When asked by prosecutors if she “intended to kill” Jean when she pulled the trigger, Guyger said, “I did.”
Prosecutors have argued that Jean was still sitting on his couch when Guyger shot him, while her defense lawyers say he was walking or lunging toward her.
Guyger said that after she shot Jean, she walked inside the apartment with her gun raised. It was then that she saw an ottoman in the middle of the floor and realized she was in the wrong apartment, she said.
“As I was getting closer, it started hitting me,” Guyger told the court. “This guy…I have no idea who he is. And that’s when everything started to spin. I was confused.”
Guyger testified that she used her left hand to start CPR on Jean and used her right hand to call 911.
Guyger, who had been trained in CPR but never performed it before, said she tried to do a “little CPR” on Jean but stopped because she had to go out to check the apartment number to tell the 911 dispatcher where she was.
Prosecutors said that instead of doing CPR to try to save Jean’s life, Guyger used her hands to text Rivera twice during the 911 call, telling him, “I need you...hurry” and “I fucked up.”
During the 911 call, Guyger repeated “I thought it was my apartment” around 19 times.
“I didn’t mean to, I didn’t mean to,” she said on the call and could be heard telling Jean, “Hey bud. It’s OK, bud.”
Guyger said that being alone in the apartment with Jean after shooting him was “the scariest thing” that had ever happened to her.
Prosecutors questioned Guyger on why she didn’t use gauze and tools from the first aid kit inside her backpack that was lying inches away from Jean in an attempt to stop his bleeding.
“It didn’t cross my mind,” Guyger said.
Prosecutors also asked Guyger why she didn’t follow police training protocols to “take cover and conceal” and to radio for help when coming across a burglar instead of choosing to confront him alone.
Guyger said she decided to go in because “that was the only option in my head,” adding that she wasn’t thinking like a police officer responding to a call when she heard someone inside the apartment.

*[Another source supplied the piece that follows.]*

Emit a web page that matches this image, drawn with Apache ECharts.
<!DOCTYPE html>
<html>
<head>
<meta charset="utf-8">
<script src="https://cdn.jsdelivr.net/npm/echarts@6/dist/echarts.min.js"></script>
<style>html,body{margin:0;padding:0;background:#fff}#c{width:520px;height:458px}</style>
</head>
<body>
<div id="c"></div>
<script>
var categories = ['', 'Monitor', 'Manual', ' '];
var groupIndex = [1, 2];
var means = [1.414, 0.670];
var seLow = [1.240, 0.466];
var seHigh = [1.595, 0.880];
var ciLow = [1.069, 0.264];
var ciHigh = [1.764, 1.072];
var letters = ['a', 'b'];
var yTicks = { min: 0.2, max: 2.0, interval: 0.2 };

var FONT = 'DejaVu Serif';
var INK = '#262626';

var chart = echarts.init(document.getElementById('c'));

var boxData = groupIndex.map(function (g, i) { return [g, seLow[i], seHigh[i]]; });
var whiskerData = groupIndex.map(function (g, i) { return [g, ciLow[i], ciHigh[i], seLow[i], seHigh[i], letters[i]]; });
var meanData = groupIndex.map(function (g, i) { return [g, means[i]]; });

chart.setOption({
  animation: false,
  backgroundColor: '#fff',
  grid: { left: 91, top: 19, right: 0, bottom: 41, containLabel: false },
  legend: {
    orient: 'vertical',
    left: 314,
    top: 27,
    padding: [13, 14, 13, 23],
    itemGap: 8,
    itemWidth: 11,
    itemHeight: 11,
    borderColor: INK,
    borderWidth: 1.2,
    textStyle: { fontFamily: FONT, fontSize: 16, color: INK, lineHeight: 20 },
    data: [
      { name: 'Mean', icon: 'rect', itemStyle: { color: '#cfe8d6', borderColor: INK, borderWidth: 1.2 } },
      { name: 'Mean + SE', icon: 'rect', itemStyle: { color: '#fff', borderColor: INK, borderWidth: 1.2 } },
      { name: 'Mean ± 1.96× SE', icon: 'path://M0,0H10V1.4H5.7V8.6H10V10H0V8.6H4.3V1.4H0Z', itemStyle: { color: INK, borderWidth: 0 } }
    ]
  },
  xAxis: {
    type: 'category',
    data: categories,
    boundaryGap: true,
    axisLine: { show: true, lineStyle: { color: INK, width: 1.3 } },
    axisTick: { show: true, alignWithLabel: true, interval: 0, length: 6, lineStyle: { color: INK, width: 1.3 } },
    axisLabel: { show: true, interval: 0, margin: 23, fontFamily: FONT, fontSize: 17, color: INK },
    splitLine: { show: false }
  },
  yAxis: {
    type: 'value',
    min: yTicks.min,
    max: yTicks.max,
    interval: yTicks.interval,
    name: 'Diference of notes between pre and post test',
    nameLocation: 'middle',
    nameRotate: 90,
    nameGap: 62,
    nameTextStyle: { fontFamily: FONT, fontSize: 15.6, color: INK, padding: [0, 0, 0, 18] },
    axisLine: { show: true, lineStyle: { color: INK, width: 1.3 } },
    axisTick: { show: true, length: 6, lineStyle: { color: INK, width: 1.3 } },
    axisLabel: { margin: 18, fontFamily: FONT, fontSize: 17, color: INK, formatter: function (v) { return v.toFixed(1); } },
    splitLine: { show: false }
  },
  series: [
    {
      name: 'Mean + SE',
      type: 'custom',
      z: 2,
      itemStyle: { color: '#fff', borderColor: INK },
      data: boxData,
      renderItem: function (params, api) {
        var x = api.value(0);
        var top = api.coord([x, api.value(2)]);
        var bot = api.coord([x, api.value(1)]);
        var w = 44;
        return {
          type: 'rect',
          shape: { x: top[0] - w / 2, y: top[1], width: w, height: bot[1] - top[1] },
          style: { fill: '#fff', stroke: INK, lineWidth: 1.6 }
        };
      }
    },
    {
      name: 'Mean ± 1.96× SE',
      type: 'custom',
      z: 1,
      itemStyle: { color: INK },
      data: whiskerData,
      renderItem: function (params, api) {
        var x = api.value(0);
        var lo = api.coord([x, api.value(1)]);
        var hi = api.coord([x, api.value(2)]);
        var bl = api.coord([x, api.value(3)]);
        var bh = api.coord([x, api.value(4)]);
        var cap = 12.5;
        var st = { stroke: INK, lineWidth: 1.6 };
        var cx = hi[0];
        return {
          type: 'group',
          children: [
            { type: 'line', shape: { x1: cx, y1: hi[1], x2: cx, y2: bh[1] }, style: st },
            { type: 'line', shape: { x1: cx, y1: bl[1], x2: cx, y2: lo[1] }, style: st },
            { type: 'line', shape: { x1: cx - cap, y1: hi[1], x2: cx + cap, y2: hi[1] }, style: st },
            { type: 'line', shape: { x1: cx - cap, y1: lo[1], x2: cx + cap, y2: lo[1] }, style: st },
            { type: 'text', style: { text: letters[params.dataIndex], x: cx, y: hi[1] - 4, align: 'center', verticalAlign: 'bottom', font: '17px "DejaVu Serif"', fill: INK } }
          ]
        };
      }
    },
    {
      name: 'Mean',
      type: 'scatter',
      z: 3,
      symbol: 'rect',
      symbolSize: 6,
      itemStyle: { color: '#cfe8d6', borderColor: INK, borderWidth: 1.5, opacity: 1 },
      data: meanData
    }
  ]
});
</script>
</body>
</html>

“I was responding to my own home,” she said. “I was going home, it wasn’t a call.”
Prosecutors have also argued that Guyger should have been able to notice the differences in floor plans and furniture arrangements between her apartment and Jean’s unit, which had a bright red doormat outside, the only such doormat on the third and fourth floors.
Prosecutors also doubted Guyger’s claims that she shouted at Jean to show his hands, noting that witnesses across the hall during the shooting did not hear her commands.
Guyger’s defense team have said that the hallways looked the same and that it was reasonable for Guyger to believe she was entering her own apartment, which was directly below Jean’s. On Friday, her defense team brought in two other South Side Flats tenants to testify that they had also mistakenly parked on the wrong floor and entered the wrong apartment a few times.
Prosecutors also brought up Guyger’s affair with Rivera to cast aspersion on Guyger’s “morality,” noting that she sent inappropriate texts to Rivera two days after she killed Jean.
While Guyger testified that she was “tired” after her 13-hour shift, prosecutors noted that text messages she exchanged with Rivera before the shooting suggest that they had plans to meet later that night. Guyger denied that in court, saying she had planned to work out at a gym in downtown Dallas later that evening.
“No police officer would ever want to hurt an innocent person,” Guyger told the court in tears.
Guyger, who was fired from the Dallas Police Department in the weeks after the shooting, faces a maximum sentence of life in prison if she is convicted.